Write out the data below in full, unchanged, minus the images.
==== Data section
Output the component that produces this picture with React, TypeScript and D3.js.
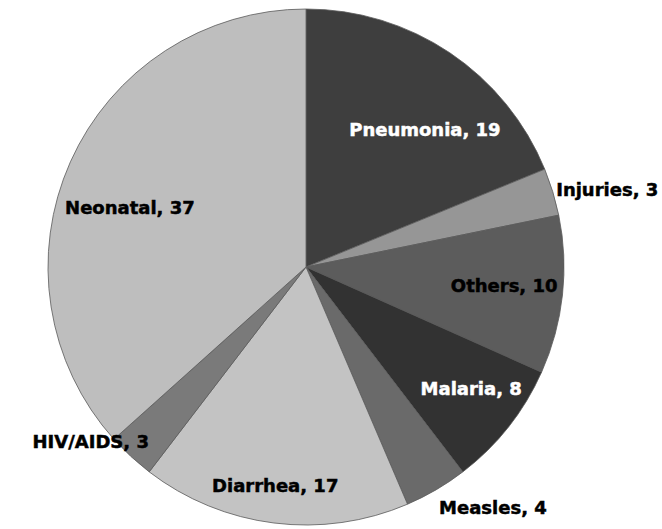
import { useEffect, useRef } from "react";
import * as d3 from "d3";

const causes = ["Pneumonia", "Injuries", "Others", "Malaria", "Measles", "Diarrhea", "HIV/AIDS", "Neonatal"];
const shares = [19, 3, 10, 8, 4, 17, 3, 37];
const sliceColors = ["#3e3e3e", "#969696", "#5c5c5c", "#323232", "#6a6a6a", "#c3c3c3", "#7a7a7a", "#bebebe"];
const labelColors = ["#fff", "#000", "#000", "#fff", "#000", "#000", "#000", "#000"];
// label placement: angle (deg, clockwise from top) and distance from centre
const labelAngles = [40.8, 75.6, 95.2, 126.3, 142.2, 188, 231, 288.8];
const labelRadii = [182, 311, 199, 205, 305, 221, 277, 186];

export default function App() {
  const svgRef = useRef<SVGSVGElement | null>(null);

  useEffect(() => {
    document.body.style.margin = "0";
    if (!svgRef.current) return;
    const width = 662;
    const height = 529;
    const cx = 306;
    const cy = 267;
    const radius = 258;

    const svg = d3.select(svgRef.current);
    svg.selectAll("*").remove();

    const data = causes.map((c, i) => ({ cause: c, value: shares[i], i }));
    const pie = d3.pie<(typeof data)[number]>().value((d) => d.value).sort(null);
    const arc = d3.arc<d3.PieArcDatum<(typeof data)[number]>>().innerRadius(0).outerRadius(radius);

    const g = svg.append("g").attr("transform", `translate(${cx},${cy})`);

    g.selectAll("path")
      .data(pie(data))
      .join("path")
      .attr("d", arc)
      .attr("fill", (d) => sliceColors[d.data.i])
      .attr("stroke", "#5a5a5a")
      .attr("stroke-width", 0.8);

    g.selectAll("text")
      .data(data)
      .join("text")
      .attr("transform", (d) => {
        const [x, y] = d3.pointRadial((labelAngles[d.i] * Math.PI) / 180, labelRadii[d.i]);
        return `translate(${x},${y})`;
      })
      .attr("text-anchor", "middle")
      .attr("dy", "0.36em")
      .attr("font-family", "DejaVu Sans, sans-serif")
      .attr("font-weight", "bold")
      .attr("font-size", 18)
      .attr("fill", (d) => labelColors[d.i])
      .attr("stroke", (d) => labelColors[d.i])
      .attr("stroke-width", 0.5)
      .text((d) => `${d.cause}, ${d.value}`);

    svg.attr("width", width).attr("height", height);
  }, []);

  return <svg ref={svgRef} width={662} height={529} style={{ display: "block" }}></svg>;
}
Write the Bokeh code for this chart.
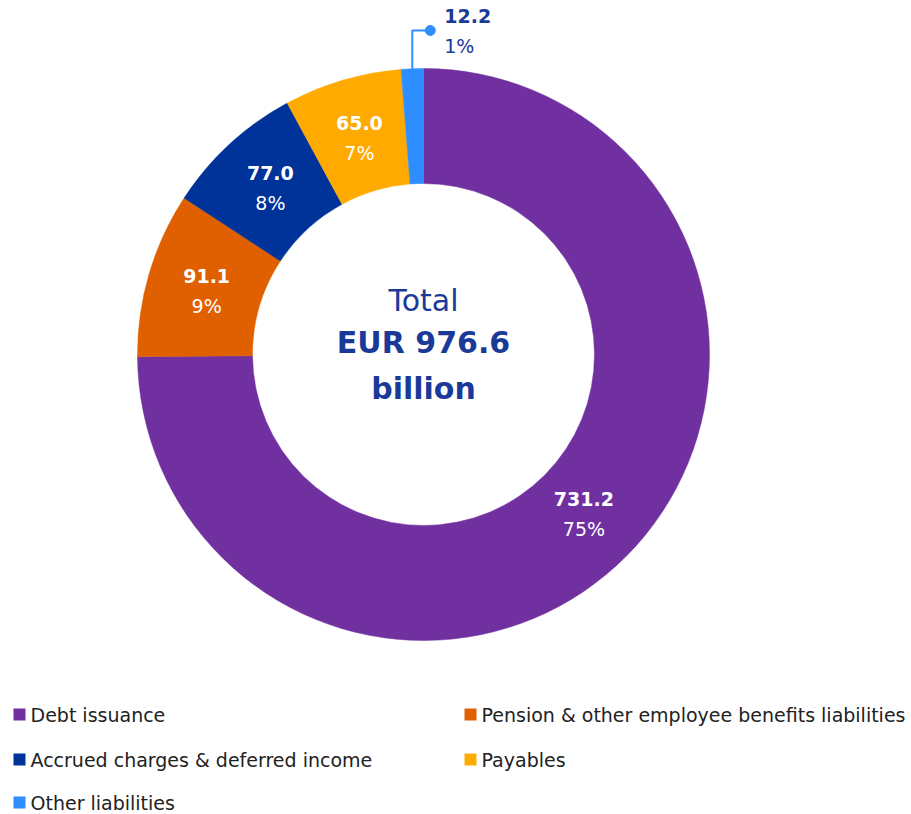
import math
from bokeh.plotting import figure
from bokeh.models import Range1d
from bokeh.embed import file_html
from bokeh.resources import INLINE
from bokeh.core.properties import value

# ---- data ----
categories = ["Debt issuance",
              "Pension & other employee benefits liabilities",
              "Accrued charges & deferred income",
              "Payables",
              "Other liabilities"]
values = [731.2, 91.1, 77.0, 65.0, 12.2]
colors = ["#7030A0", "#E06000", "#003399", "#FFAA00", "#2E8EFF"]
center_lines = ["Total", "EUR 976.6", "billion"]

# ---- layout ----
W, H = 905, 812
FONT = value("DejaVu Sans")
NAVY = "#1A3A9A"

def sy(y):  # screen y -> data y
    return 814 - y

p = figure(width=W, height=H, x_range=Range1d(0, W), y_range=Range1d(814 - H, 814),
           x_axis_type=None, y_axis_type=None, output_backend="svg",
           toolbar_location=None, min_border=0)
p.outline_line_color = None
p.background_fill_color = "white"
p.border_fill_color = "white"

cx, cy = 423, sy(354)
r_in, r_out = 171, 286
total = sum(values)

starts, ends, mids = [], [], []
cum = 0.0
for v in values:
    a0 = math.pi / 2 - 2 * math.pi * cum / total
    cum += v
    a1 = math.pi / 2 - 2 * math.pi * cum / total
    starts.append(a1)
    ends.append(a0)
    mids.append((a0 + a1) / 2)

p.annular_wedge(x=[cx] * len(values), y=[cy] * len(values),
                inner_radius=r_in, outer_radius=r_out,
                start_angle=starts, end_angle=ends, direction="anticlock",
                fill_color=colors, line_color=colors, line_width=0.5)

pcts = [f"{round(100 * v / total):.0f}%" for v in values]
nums = [f"{v:.1f}" for v in values]

# inner labels (all but last)
r_lab = 226
lx = [cx + r_lab * math.cos(m) for m in mids[:-1]]
ly = [cy + r_lab * math.sin(m) for m in mids[:-1]]
p.text(x=lx, y=[y + 15 for y in ly], text=nums[:-1], text_font=FONT,
       text_font_size="19px", text_font_style="bold", text_color="white",
       text_align="center", text_baseline="middle")
p.text(x=lx, y=[y - 15 for y in ly], text=pcts[:-1], text_font=FONT,
       text_font_size="19px", text_color="white",
       text_align="center", text_baseline="middle")

# outside label for the small slice with leader line
m = mids[-1]
x0 = cx + r_out * math.cos(m)
y0 = cy + r_out * math.sin(m)
ytop = sy(30)
xdot = x0 + 18
p.line(x=[x0, x0, xdot], y=[y0, ytop, ytop], line_color=colors[-1], line_width=2)
p.scatter(x=[xdot], y=[ytop], size=10, marker="circle",
          fill_color=colors[-1], line_color=colors[-1])
p.text(x=[xdot + 14], y=[ytop + 15], text=[nums[-1]], text_font=FONT,
       text_font_size="19px", text_font_style="bold", text_color=NAVY,
       text_align="left", text_baseline="middle")
p.text(x=[xdot + 14], y=[ytop - 15], text=[pcts[-1]], text_font=FONT,
       text_font_size="19px", text_color=NAVY,
       text_align="left", text_baseline="middle")

# center text
p.text(x=[cx], y=[sy(300)], text=[center_lines[0]], text_font=FONT,
       text_font_size="30px", text_color=NAVY,
       text_align="center", text_baseline="middle")
p.text(x=[cx, cx], y=[sy(342), sy(388)], text=center_lines[1:], text_font=FONT,
       text_font_size="30px", text_font_style="bold", text_color=NAVY,
       text_align="center", text_baseline="middle")

# legend
col_x = [19, 470]
row_y = [714, 759, 802]
leg_x, leg_y = [], []
for i in range(len(categories)):
    leg_x.append(col_x[i % 2])
    leg_y.append(sy(row_y[i // 2]))
p.rect(x=leg_x, y=leg_y, width=12, height=12, fill_color=colors, line_color=None)
p.text(x=[x + 11 for x in leg_x], y=leg_y, text=categories, text_font=FONT,
       text_font_size="19px", text_color="#222222",
       text_align="left", text_baseline="middle")

open("out.html", "w").write(file_html(p, INLINE))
========
● **Output of the task**:
Output the component that produces this picture with React, TypeScript and D3.js.
import { useEffect, useRef } from "react";
import * as d3 from "d3";

const causes = ["Pneumonia", "Injuries", "Others", "Malaria", "Measles", "Diarrhea", "HIV/AIDS", "Neonatal"];
const shares = [19, 3, 10, 8, 4, 17, 3, 37];
const sliceColors = ["#3e3e3e", "#969696", "#5c5c5c", "#323232", "#6a6a6a", "#c3c3c3", "#7a7a7a", "#bebebe"];
const labelColors = ["#fff", "#000", "#000", "#fff", "#000", "#000", "#000", "#000"];
// label placement: angle (deg, clockwise from top) and distance from centre
const labelAngles = [40.8, 75.6, 95.2, 126.3, 142.2, 188, 231, 288.8];
const labelRadii = [182, 311, 199, 205, 305, 221, 277, 186];

export default function App() {
  const svgRef = useRef<SVGSVGElement | null>(null);

  useEffect(() => {
    document.body.style.margin = "0";
    if (!svgRef.current) return;
    const width = 662;
    const height = 529;
    const cx = 306;
    const cy = 267;
    const radius = 258;

    const svg = d3.select(svgRef.current);
    svg.selectAll("*").remove();

    const data = causes.map((c, i) => ({ cause: c, value: shares[i], i }));
    const pie = d3.pie<(typeof data)[number]>().value((d) => d.value).sort(null);
    const arc = d3.arc<d3.PieArcDatum<(typeof data)[number]>>().innerRadius(0).outerRadius(radius);

    const g = svg.append("g").attr("transform", `translate(${cx},${cy})`);

    g.selectAll("path")
      .data(pie(data))
      .join("path")
      .attr("d", arc)
      .attr("fill", (d) => sliceColors[d.data.i])
      .attr("stroke", "#5a5a5a")
      .attr("stroke-width", 0.8);

    g.selectAll("text")
      .data(data)
      .join("text")
      .attr("transform", (d) => {
        const [x, y] = d3.pointRadial((labelAngles[d.i] * Math.PI) / 180, labelRadii[d.i]);
        return `translate(${x},${y})`;
      })
      .attr("text-anchor", "middle")
      .attr("dy", "0.36em")
      .attr("font-family", "DejaVu Sans, sans-serif")
      .attr("font-weight", "bold")
      .attr("font-size", 18)
      .attr("fill", (d) => labelColors[d.i])
      .attr("stroke", (d) => labelColors[d.i])
      .attr("stroke-width", 0.5)
      .text((d) => `${d.cause}, ${d.value}`);

    svg.attr("width", width).attr("height", height);
  }, []);

  return <svg ref={svgRef} width={662} height={529} style={{ display: "block" }}></svg>;
}
Write the Bokeh code for this chart.
import math
from bokeh.plotting import figure
from bokeh.models import Range1d
from bokeh.embed import file_html
from bokeh.resources import INLINE
from bokeh.core.properties import value

# ---- data ----
categories = ["Debt issuance",
              "Pension & other employee benefits liabilities",
              "Accrued charges & deferred income",
              "Payables",
              "Other liabilities"]
values = [731.2, 91.1, 77.0, 65.0, 12.2]
colors = ["#7030A0", "#E06000", "#003399", "#FFAA00", "#2E8EFF"]
center_lines = ["Total", "EUR 976.6", "billion"]

# ---- layout ----
W, H = 905, 812
FONT = value("DejaVu Sans")
NAVY = "#1A3A9A"

def sy(y):  # screen y -> data y
    return 814 - y

p = figure(width=W, height=H, x_range=Range1d(0, W), y_range=Range1d(814 - H, 814),
           x_axis_type=None, y_axis_type=None, output_backend="svg",
           toolbar_location=None, min_border=0)
p.outline_line_color = None
p.background_fill_color = "white"
p.border_fill_color = "white"

cx, cy = 423, sy(354)
r_in, r_out = 171, 286
total = sum(values)

starts, ends, mids = [], [], []
cum = 0.0
for v in values:
    a0 = math.pi / 2 - 2 * math.pi * cum / total
    cum += v
    a1 = math.pi / 2 - 2 * math.pi * cum / total
    starts.append(a1)
    ends.append(a0)
    mids.append((a0 + a1) / 2)

p.annular_wedge(x=[cx] * len(values), y=[cy] * len(values),
                inner_radius=r_in, outer_radius=r_out,
                start_angle=starts, end_angle=ends, direction="anticlock",
                fill_color=colors, line_color=colors, line_width=0.5)

pcts = [f"{round(100 * v / total):.0f}%" for v in values]
nums = [f"{v:.1f}" for v in values]

# inner labels (all but last)
r_lab = 226
lx = [cx + r_lab * math.cos(m) for m in mids[:-1]]
ly = [cy + r_lab * math.sin(m) for m in mids[:-1]]
p.text(x=lx, y=[y + 15 for y in ly], text=nums[:-1], text_font=FONT,
       text_font_size="19px", text_font_style="bold", text_color="white",
       text_align="center", text_baseline="middle")
p.text(x=lx, y=[y - 15 for y in ly], text=pcts[:-1], text_font=FONT,
       text_font_size="19px", text_color="white",
       text_align="center", text_baseline="middle")

# outside label for the small slice with leader line
m = mids[-1]
x0 = cx + r_out * math.cos(m)
y0 = cy + r_out * math.sin(m)
ytop = sy(30)
xdot = x0 + 18
p.line(x=[x0, x0, xdot], y=[y0, ytop, ytop], line_color=colors[-1], line_width=2)
p.scatter(x=[xdot], y=[ytop], size=10, marker="circle",
          fill_color=colors[-1], line_color=colors[-1])
p.text(x=[xdot + 14], y=[ytop + 15], text=[nums[-1]], text_font=FONT,
       text_font_size="19px", text_font_style="bold", text_color=NAVY,
       text_align="left", text_baseline="middle")
p.text(x=[xdot + 14], y=[ytop - 15], text=[pcts[-1]], text_font=FONT,
       text_font_size="19px", text_color=NAVY,
       text_align="left", text_baseline="middle")

# center text
p.text(x=[cx], y=[sy(300)], text=[center_lines[0]], text_font=FONT,
       text_font_size="30px", text_color=NAVY,
       text_align="center", text_baseline="middle")
p.text(x=[cx, cx], y=[sy(342), sy(388)], text=center_lines[1:], text_font=FONT,
       text_font_size="30px", text_font_style="bold", text_color=NAVY,
       text_align="center", text_baseline="middle")

# legend
col_x = [19, 470]
row_y = [714, 759, 802]
leg_x, leg_y = [], []
for i in range(len(categories)):
    leg_x.append(col_x[i % 2])
    leg_y.append(sy(row_y[i // 2]))
p.rect(x=leg_x, y=leg_y, width=12, height=12, fill_color=colors, line_color=None)
p.text(x=[x + 11 for x in leg_x], y=leg_y, text=categories, text_font=FONT,
       text_font_size="19px", text_color="#222222",
       text_align="left", text_baseline="middle")

open("out.html", "w").write(file_html(p, INLINE))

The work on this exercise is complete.